==== Exercise materials
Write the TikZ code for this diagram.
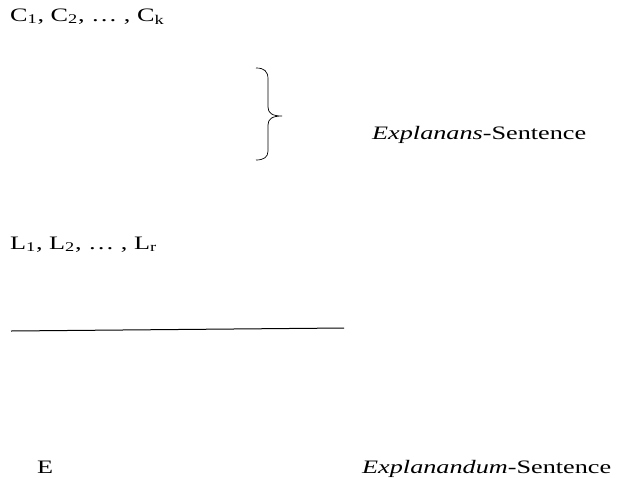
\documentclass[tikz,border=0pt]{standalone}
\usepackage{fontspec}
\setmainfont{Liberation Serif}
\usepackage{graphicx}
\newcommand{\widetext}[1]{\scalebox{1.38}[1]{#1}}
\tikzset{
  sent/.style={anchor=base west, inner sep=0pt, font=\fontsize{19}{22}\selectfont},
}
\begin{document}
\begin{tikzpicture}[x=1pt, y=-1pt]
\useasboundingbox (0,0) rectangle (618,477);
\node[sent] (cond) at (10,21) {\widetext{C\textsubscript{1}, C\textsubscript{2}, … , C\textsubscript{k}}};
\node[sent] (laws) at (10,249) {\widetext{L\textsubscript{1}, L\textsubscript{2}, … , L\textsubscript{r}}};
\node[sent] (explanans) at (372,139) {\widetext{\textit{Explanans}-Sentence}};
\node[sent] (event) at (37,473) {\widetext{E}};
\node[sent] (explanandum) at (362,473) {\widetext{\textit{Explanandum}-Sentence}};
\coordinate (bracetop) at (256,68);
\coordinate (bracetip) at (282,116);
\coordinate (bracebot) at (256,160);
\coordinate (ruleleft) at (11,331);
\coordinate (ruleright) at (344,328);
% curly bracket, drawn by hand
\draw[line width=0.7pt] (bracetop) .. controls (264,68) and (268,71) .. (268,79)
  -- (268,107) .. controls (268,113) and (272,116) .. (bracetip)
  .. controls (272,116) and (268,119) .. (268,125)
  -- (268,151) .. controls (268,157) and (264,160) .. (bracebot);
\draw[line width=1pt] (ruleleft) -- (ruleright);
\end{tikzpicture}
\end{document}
========
==== Exercise materials
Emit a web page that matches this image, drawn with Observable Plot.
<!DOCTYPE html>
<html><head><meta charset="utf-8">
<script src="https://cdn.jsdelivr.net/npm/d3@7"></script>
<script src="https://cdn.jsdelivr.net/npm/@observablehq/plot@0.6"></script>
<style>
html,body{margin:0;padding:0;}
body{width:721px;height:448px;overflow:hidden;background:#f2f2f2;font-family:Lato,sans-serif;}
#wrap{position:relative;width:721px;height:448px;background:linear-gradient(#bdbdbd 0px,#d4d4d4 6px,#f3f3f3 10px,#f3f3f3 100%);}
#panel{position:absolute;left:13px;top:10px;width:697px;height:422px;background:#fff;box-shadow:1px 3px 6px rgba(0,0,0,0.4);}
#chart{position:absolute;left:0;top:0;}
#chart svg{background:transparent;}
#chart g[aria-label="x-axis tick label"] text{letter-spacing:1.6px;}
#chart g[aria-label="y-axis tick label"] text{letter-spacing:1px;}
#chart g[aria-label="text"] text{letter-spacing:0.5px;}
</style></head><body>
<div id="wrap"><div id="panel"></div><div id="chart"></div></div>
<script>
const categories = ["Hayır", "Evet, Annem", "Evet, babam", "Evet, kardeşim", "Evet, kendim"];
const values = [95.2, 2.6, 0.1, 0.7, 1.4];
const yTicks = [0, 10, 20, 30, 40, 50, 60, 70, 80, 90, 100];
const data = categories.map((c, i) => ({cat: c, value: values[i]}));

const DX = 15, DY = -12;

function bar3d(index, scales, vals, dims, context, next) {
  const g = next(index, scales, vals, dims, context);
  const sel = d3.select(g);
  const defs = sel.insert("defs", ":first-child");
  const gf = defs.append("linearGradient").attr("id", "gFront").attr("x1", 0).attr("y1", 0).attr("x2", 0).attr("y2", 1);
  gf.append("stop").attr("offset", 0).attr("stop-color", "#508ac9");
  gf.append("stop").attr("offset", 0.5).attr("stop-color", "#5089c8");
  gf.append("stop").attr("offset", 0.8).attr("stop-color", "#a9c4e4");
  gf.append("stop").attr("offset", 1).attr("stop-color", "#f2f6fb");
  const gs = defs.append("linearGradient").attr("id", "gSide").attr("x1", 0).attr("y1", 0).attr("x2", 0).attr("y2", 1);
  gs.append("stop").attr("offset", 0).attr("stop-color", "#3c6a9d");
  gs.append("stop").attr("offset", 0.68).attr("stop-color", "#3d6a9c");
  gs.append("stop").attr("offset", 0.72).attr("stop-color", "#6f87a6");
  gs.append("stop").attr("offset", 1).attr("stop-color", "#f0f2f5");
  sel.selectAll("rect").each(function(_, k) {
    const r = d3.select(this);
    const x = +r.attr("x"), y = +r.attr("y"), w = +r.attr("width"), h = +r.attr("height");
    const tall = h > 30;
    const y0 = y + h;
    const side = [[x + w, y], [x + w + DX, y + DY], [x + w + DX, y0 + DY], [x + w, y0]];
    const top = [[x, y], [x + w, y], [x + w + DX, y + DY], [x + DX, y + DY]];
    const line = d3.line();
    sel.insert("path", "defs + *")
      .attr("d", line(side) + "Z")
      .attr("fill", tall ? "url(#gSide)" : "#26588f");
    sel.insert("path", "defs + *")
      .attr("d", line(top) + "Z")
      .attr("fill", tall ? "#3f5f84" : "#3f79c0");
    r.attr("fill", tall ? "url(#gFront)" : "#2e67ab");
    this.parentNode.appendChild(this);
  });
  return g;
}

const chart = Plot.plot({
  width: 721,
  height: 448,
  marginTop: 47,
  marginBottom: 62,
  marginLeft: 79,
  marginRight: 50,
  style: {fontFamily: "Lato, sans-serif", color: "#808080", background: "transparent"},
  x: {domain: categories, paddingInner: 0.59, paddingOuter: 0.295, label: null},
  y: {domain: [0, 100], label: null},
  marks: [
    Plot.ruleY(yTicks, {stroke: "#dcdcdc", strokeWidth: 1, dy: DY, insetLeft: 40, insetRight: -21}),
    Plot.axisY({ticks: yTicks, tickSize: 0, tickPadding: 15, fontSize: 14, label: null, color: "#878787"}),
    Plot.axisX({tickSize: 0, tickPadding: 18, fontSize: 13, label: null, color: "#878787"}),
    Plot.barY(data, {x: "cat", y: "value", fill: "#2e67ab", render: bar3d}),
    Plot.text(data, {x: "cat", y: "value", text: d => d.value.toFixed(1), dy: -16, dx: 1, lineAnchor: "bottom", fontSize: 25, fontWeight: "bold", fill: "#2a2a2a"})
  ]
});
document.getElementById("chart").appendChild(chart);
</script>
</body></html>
========
==== Exercise materials
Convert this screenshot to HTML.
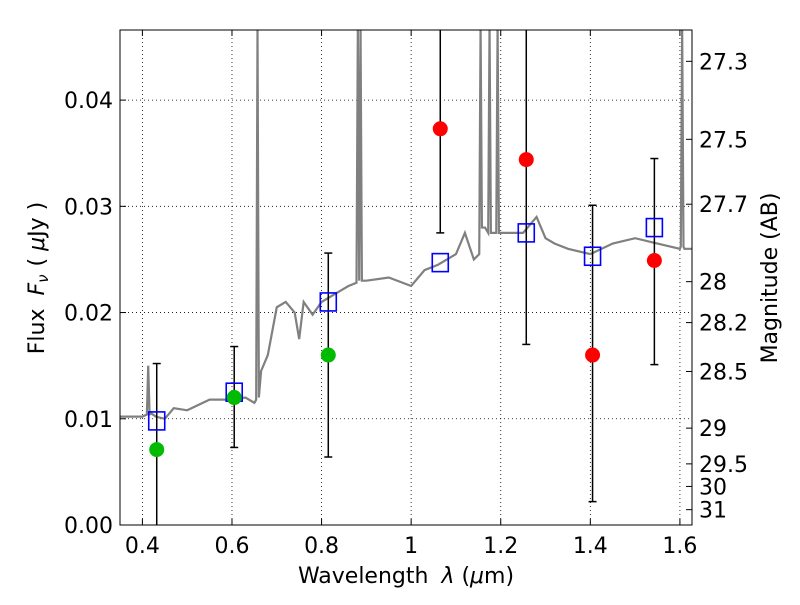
========
Stated exercise ▸ Return every line of the preceding records in which the word "drawn" appears.

Solution to this problem ▸
% curly bracket, drawn by hand
Emit a web page that matches this image, drawn with Observable Plot.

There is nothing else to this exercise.